TORONTO – To compete with OTT players, does ad-funded TV in Canada need a ‘Big Hairy Audacious Goal’ to focus the entire industry? If so, what would that rallying cry look like?
The BHAG was one of the stated aims of an industry panel session on the future of ad-funded TV in Canada at the Future TV Advertising Forum Canada at the Steam Whistle Brewery in Toronto last week.
The panel did not unite over a single big hairy goal, but did identify some smaller furballs – like broadcasters needing to collaborate more on content creation, strengthening channel branding and improving audience measurement, and the sooner the better, as over-the-top video now accounts for 43% of TV subscriptions globally, according to Ampere Analysis in data presented at the conference. By 2023, OTT will account for nearly two-thirds of all paid TV subscriptions.
“We can make content that can compete with the best in the world but we need a steady and regular flow of funding for that content if we are to compete with Netflix and its $13 billion spending on content,” said Heather Conway, executive vice-president, English services, CBC, referencing Netflix’s rumoured ultimate spending level this year.

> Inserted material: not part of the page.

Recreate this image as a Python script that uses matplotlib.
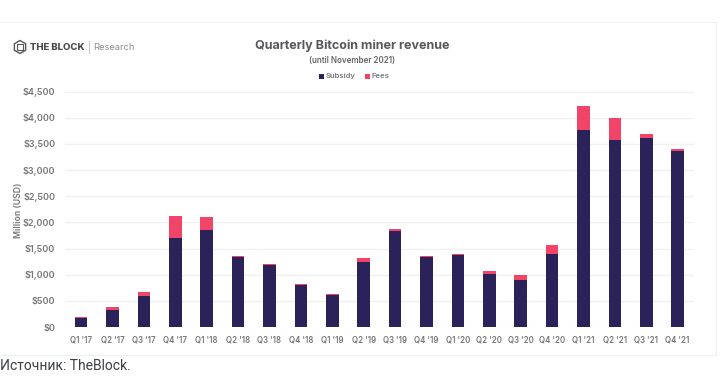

However, Corus CEO Doug Murphy noted that any regulatory changes that may increase funding are not likely to happen until 2020 (or much later, perhaps) as the “elected politicians are in election mode.” Murphy added that for broadcasters to diversify their revenue stream, they need to own more of their content.
The need to rely less on U.S. programming was echoed by Stuart Garvie, CEO of media investor GroupM, who also admonished broadcasters for making viewers search for their content. Garvie also spent some time as president of sales for Bell Media.
“The harder we make it to get to content the more piracy will grow and that’s one of the biggest threats.” – Stuart Garvie, GroupM
“I don’t understand why we are artificially restricting the ability to watch free TV when it doesn’t affect paid TV subscribers.” He argued that Canadian broadcasters must be focused on the consumer experience. “The harder we make it to get to content the more piracy will grow and that’s one of the biggest threats.”
Colette Watson, SVP, TV and broadcast operations at Rogers, sided with Garvie, that more needs to be done to improve the viewer experience but noted that “Rogers has spent hundreds of millions as a cable company and tens of millions as a media company to make these two work together.” She added that a “better viewing experience delivers a better ad experience.”
Murphy also agreed that broadcasters must do more to improve the viewer experience, and noted how new technologies like Comcast’s X1 platform, in use now at Shaw (BlueSky TV) and Rogers (Ignite TV) and soon to be at Vidéotron, will soon allow for the insertion of dynamic ads in linear, time-shifted, and on demand content in real time. “This will make for a much better experience and audiences will love it,” added Murphy.
Conway cautioned, however, Canadian broadcasters need to respond now to what she calls the “infinite content” that Netflix provides all without ads.
“The reason Netflix is number one is that they spend billions of dollars creating content.” She added, however, that, “I still like our chances in a world of infinite choice, and remember, our OTT is still TV.”
The CBC launched its OTT service last December and Conway noted that it now attracts one million viewers a month. She added 99% of OTT subscribers choose the ad-supported version over the ad-free one (which has a $4.99/month price tag).
The panel members agreed that, given Canada’s size, the need to collaborate has never been greater if they are to compete with the Netflixes of the world. Ironically, a presentation just before the panel discussion noted how Canada is increasingly a focus for local original Netflix production, which will open up new partnership opportunities.
“We work in the most disrupted industry in the world. We don’t have the scale in this country, so if we don’t collaborate we will be in dire straits,” concluded Conway.
This collaboration industry executives so often speak of could be that ‘Big, Hairy Audacious Goal,’ but in practice, it can be as elusive as Sasquatch.